Million dollar answer…but that came to an end for other reasons.

I have fucking hurt myself going down this road and letting go of people in light of all this sometimes makes me wish I was less complicated and more “normal”. I could do some kind of bougie drink on nights out with bae and have fancy wine in stock for dinner parties. I could laugh it off when someone called me a little buzzed and said cute things. If I could even be the level of sober person who could date someone who drank that would be cool too. Yet I know with the work I do and will do, which includes talking about sobriety and healing in communities,  I want a partner that could walk that walk with me. It’s a lonely road and I am still holding space for that second set of moccasins that will break trail with me. But I think.. If only I was a woman of a different nature…I could not be sitting my ass on this couch alone feeling like coyote howling after a moon that he just can’t touch.
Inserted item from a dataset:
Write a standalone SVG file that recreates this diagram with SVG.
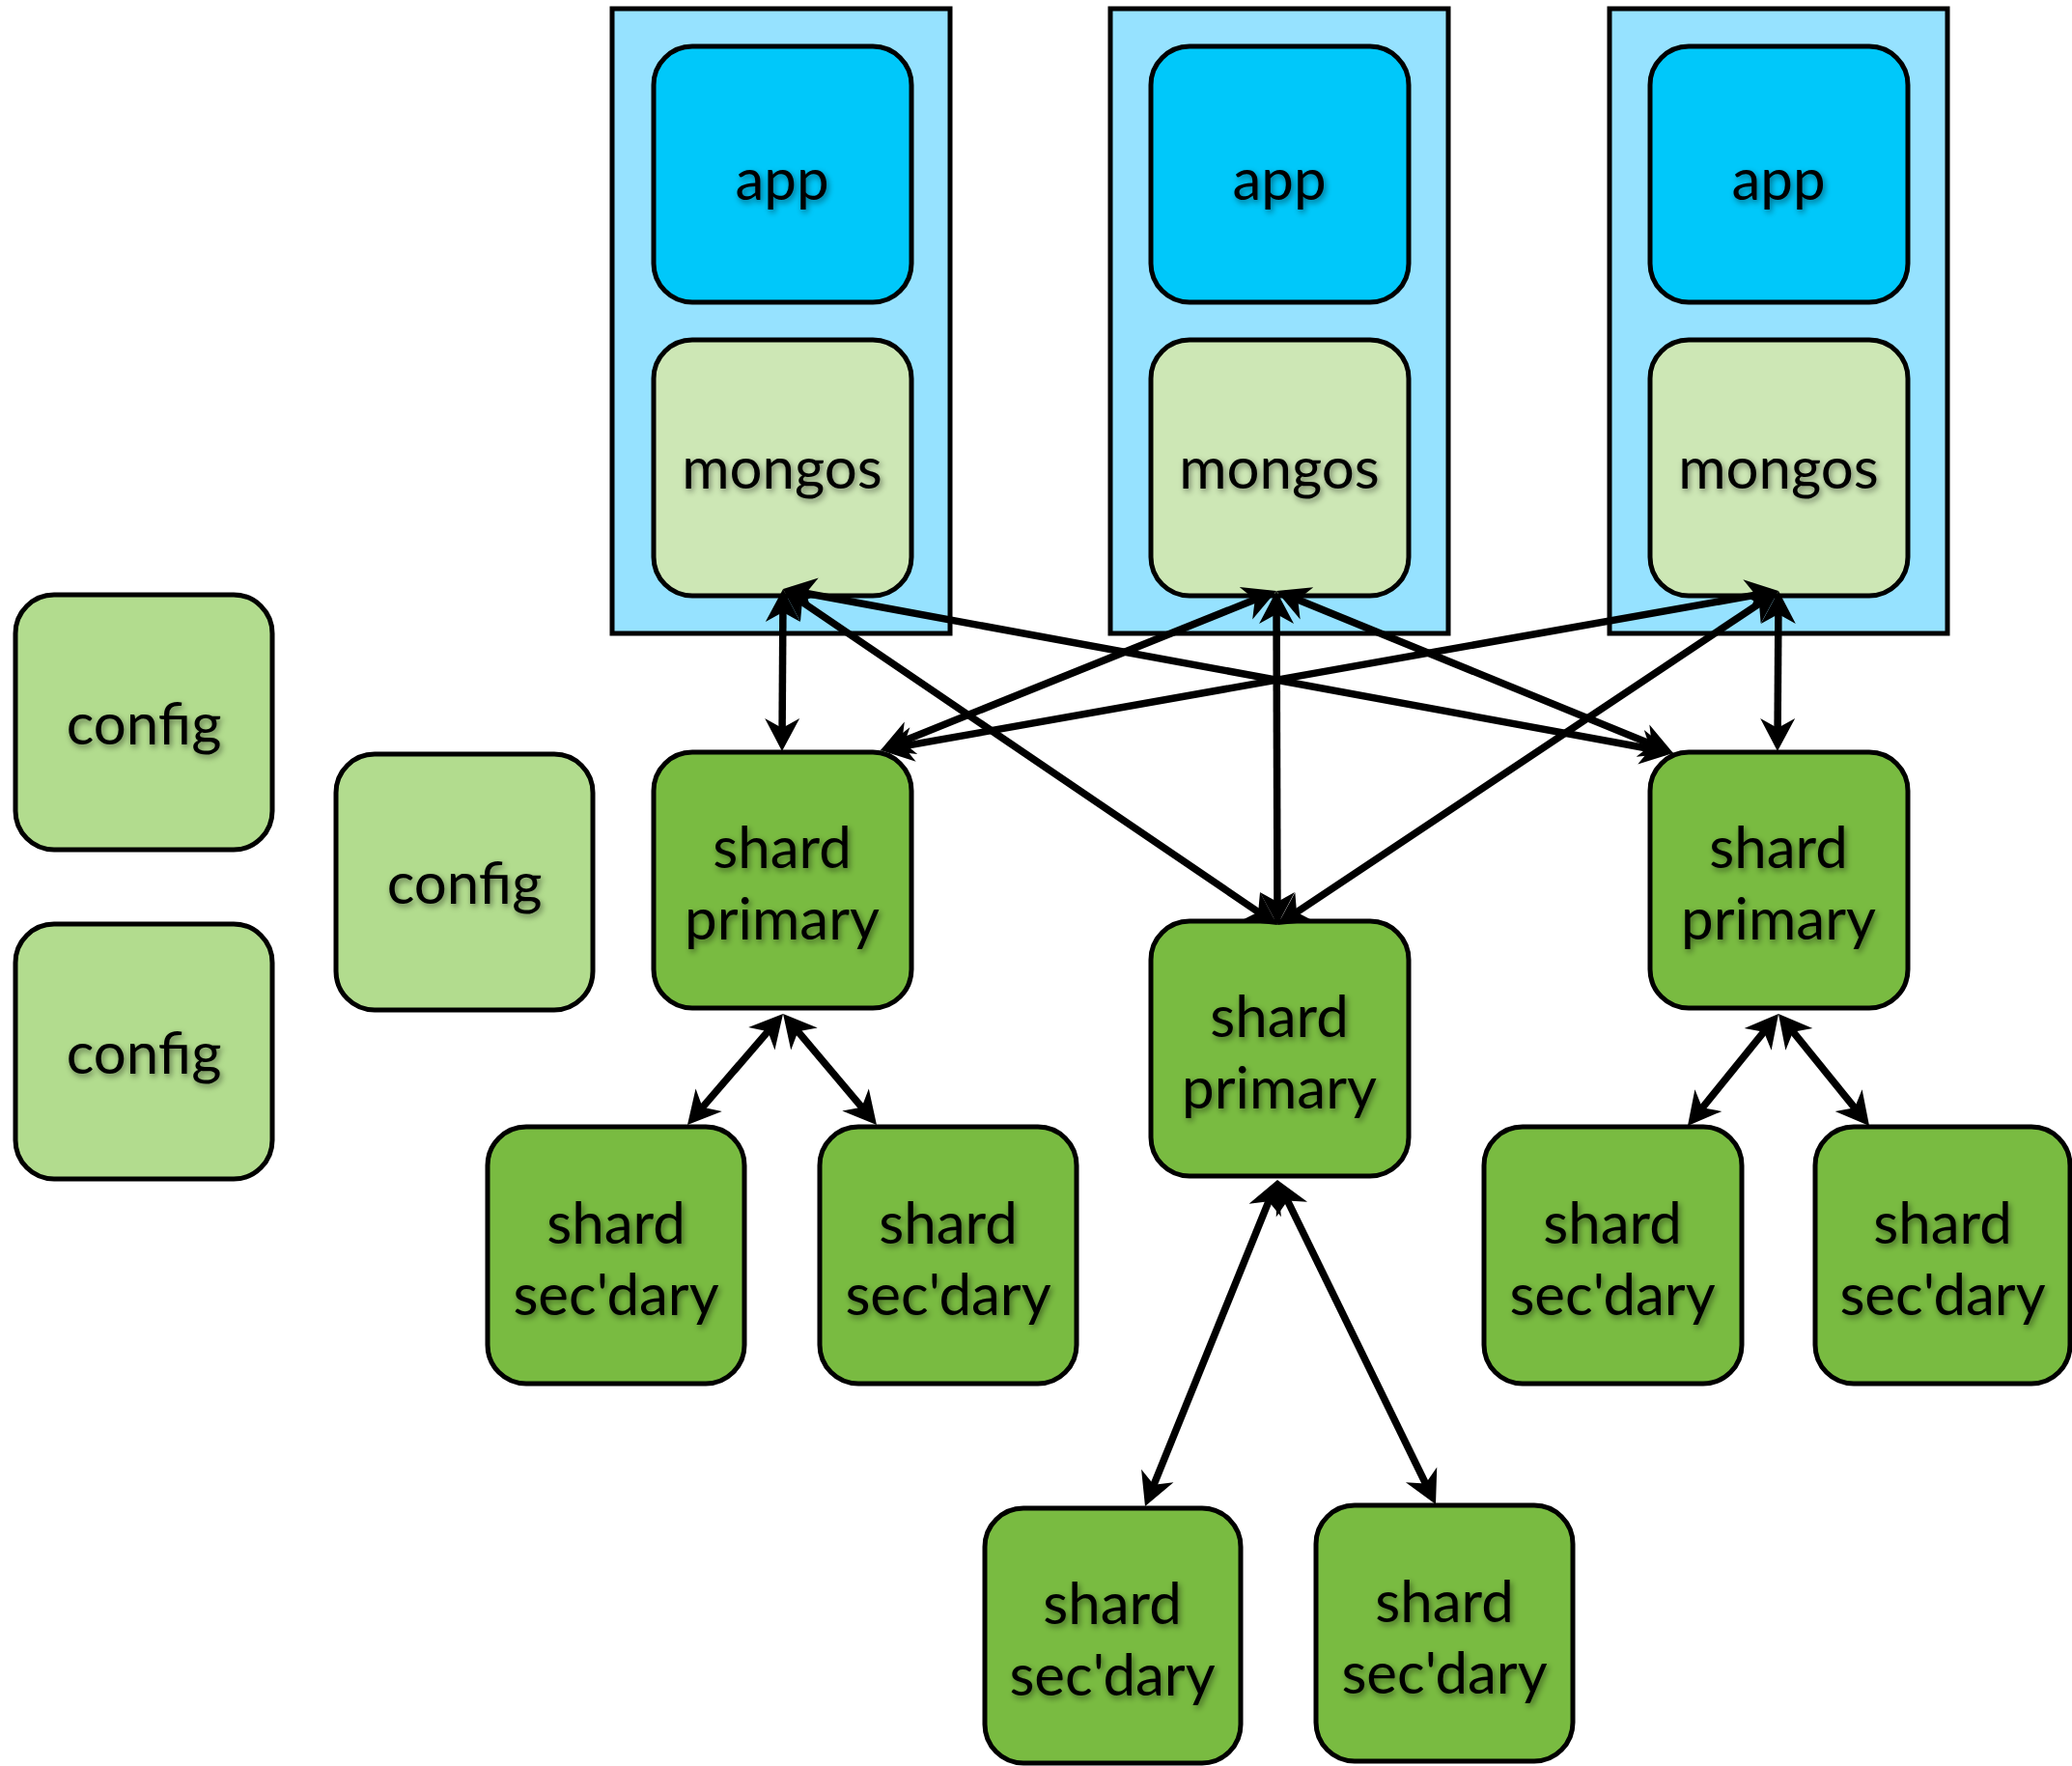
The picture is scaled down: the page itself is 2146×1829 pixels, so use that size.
<svg xmlns="http://www.w3.org/2000/svg" width="2146" height="1829" viewBox="0 0 2146 1829">
<style>
.container{fill:#96E2FF;stroke:#000;stroke-width:5}
.box{stroke:#000;stroke-width:5}
.app{fill:#00C8FA}
.mongos{fill:#CDE7B5}
.config{fill:#B2DC8E}
.shard{fill:#79BB41}
text{font-family:Lato,"Gill Sans","Liberation Sans",sans-serif;font-size:60px;text-anchor:middle;fill:#000;filter:url(#sh)}
.conn line{stroke:#000;stroke-width:7.5;marker-start:url(#ah);marker-end:url(#ah)}
</style>
<defs>
<filter id="sh" x="-20%" y="-30%" width="140%" height="160%">
<feDropShadow dx="2" dy="3" stdDeviation="3" flood-color="#000" flood-opacity="0.45"/>
</filter>
<marker id="ah" markerUnits="userSpaceOnUse" viewBox="-30 -20 40 40" markerWidth="40" markerHeight="40" refX="0" refY="0" orient="auto-start-reverse" overflow="visible">
<path d="M8,0 L-26,-18 L-16,0 L-26,18 Z" fill="#000"/>
</marker>
</defs>
<rect width="2146" height="1829" fill="#fff"/>

<g id="host1"><rect class="container" x="634" y="9" width="350" height="647"/></g>
<g id="host2"><rect class="container" x="1150" y="9" width="350" height="647"/></g>
<g id="host3"><rect class="container" x="1667" y="9" width="350" height="647"/></g>

<g id="app1"><rect class="box app" x="677" y="48" width="267" height="265" rx="40"/><text x="810" y="207">app</text></g>
<g id="app2"><rect class="box app" x="1192" y="48" width="267" height="265" rx="40"/><text x="1325" y="207">app</text></g>
<g id="app3"><rect class="box app" x="1709" y="48" width="267" height="265" rx="40"/><text x="1842" y="207">app</text></g>

<g id="mongos1"><rect class="box mongos" x="677" y="352" width="267" height="265" rx="40"/><text x="810" y="506">mongos</text></g>
<g id="mongos2"><rect class="box mongos" x="1192" y="352" width="267" height="265" rx="40"/><text x="1325" y="506">mongos</text></g>
<g id="mongos3"><rect class="box mongos" x="1709" y="352" width="267" height="265" rx="40"/><text x="1842" y="506">mongos</text></g>

<g id="config1"><rect class="box config" x="16" y="616" width="266" height="264" rx="40"/><text x="149" y="771">config</text></g>
<g id="config2"><rect class="box config" x="348" y="781" width="266" height="265" rx="40"/><text x="481" y="936">config</text></g>
<g id="config3"><rect class="box config" x="16" y="957" width="266" height="264" rx="40"/><text x="149" y="1112">config</text></g>

<g id="primary1"><rect class="box shard" x="677" y="779" width="267" height="265" rx="40"/><text x="810" y="899">shard</text><text x="810" y="973">primary</text></g>
<g id="primary2"><rect class="box shard" x="1192" y="954" width="267" height="264" rx="40"/><text x="1325" y="1074">shard</text><text x="1325" y="1148">primary</text></g>
<g id="primary3"><rect class="box shard" x="1709" y="779" width="267" height="265" rx="40"/><text x="1842" y="899">shard</text><text x="1842" y="973">primary</text></g>

<g id="sec1a"><rect class="box shard" x="505" y="1167" width="266" height="266" rx="40"/><text x="638" y="1288">shard</text><text x="638" y="1362">sec'dary</text></g>
<g id="sec1b"><rect class="box shard" x="849" y="1167" width="266" height="266" rx="40"/><text x="982" y="1288">shard</text><text x="982" y="1362">sec'dary</text></g>
<g id="sec3a"><rect class="box shard" x="1537" y="1167" width="267" height="266" rx="40"/><text x="1670" y="1288">shard</text><text x="1670" y="1362">sec'dary</text></g>
<g id="sec3b"><rect class="box shard" x="1880" y="1167" width="264" height="266" rx="40"/><text x="2012" y="1288">shard</text><text x="2012" y="1362">sec'dary</text></g>
<g id="sec2a"><rect class="box shard" x="1020" y="1562" width="265" height="264" rx="40"/><text x="1152" y="1682">shard</text><text x="1152" y="1756">sec'dary</text></g>
<g id="sec2b"><rect class="box shard" x="1363" y="1559" width="266" height="265" rx="40"/><text x="1496" y="1680">shard</text><text x="1496" y="1754">sec'dary</text></g>

<g id="connectors" class="conn">
<line x1="811" y1="618" x2="810" y2="770"/>
<line x1="817.6" y1="614.5" x2="1316.4" y2="953.5"/>
<line x1="818.9" y1="611.5" x2="1725.1" y2="778.5"/>
<line x1="1314.6" y1="615" x2="919.4" y2="774"/>
<line x1="1322" y1="620" x2="1323" y2="950"/>
<line x1="1329.4" y1="615" x2="1725.6" y2="777"/>
<line x1="1834.1" y1="613.4" x2="919.9" y2="775.6"/>
<line x1="1835.3" y1="616.4" x2="1329.7" y2="953.6"/>
<line x1="1842" y1="620" x2="1841" y2="770"/>
<line x1="805.8" y1="1056.1" x2="717.2" y2="1158.9"/>
<line x1="816.2" y1="1056.1" x2="902.8" y2="1158.9"/>
<line x1="1320" y1="1229.4" x2="1189" y2="1552.6"/>
<line x1="1326.5" y1="1229.2" x2="1483.5" y2="1550.8"/>
<line x1="1837" y1="1056.2" x2="1753" y2="1159.8"/>
<line x1="1847" y1="1056.2" x2="1931" y2="1159.8"/>
</g>
</svg>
Yet as I sat in my bubble bath earlier with the lights off and candles lit, with the lit new Kendrick Lamar album playing, crying tears for all the times that couldn’t take place. I knew that under all the let gos and let downs and under this idea….this idea… of elusive love. Is love… and it is love for myself.

That shit made me smile.

That’s what it comes down to, it’s not being lonely and pining after what can’t be, but it’s resting in the fact that you love yourself and that is what makes you make those hard choices even when they hurt. I find solace in that love because I worked so god damn hard to get it and that love is there holding me up in late night bubble baths.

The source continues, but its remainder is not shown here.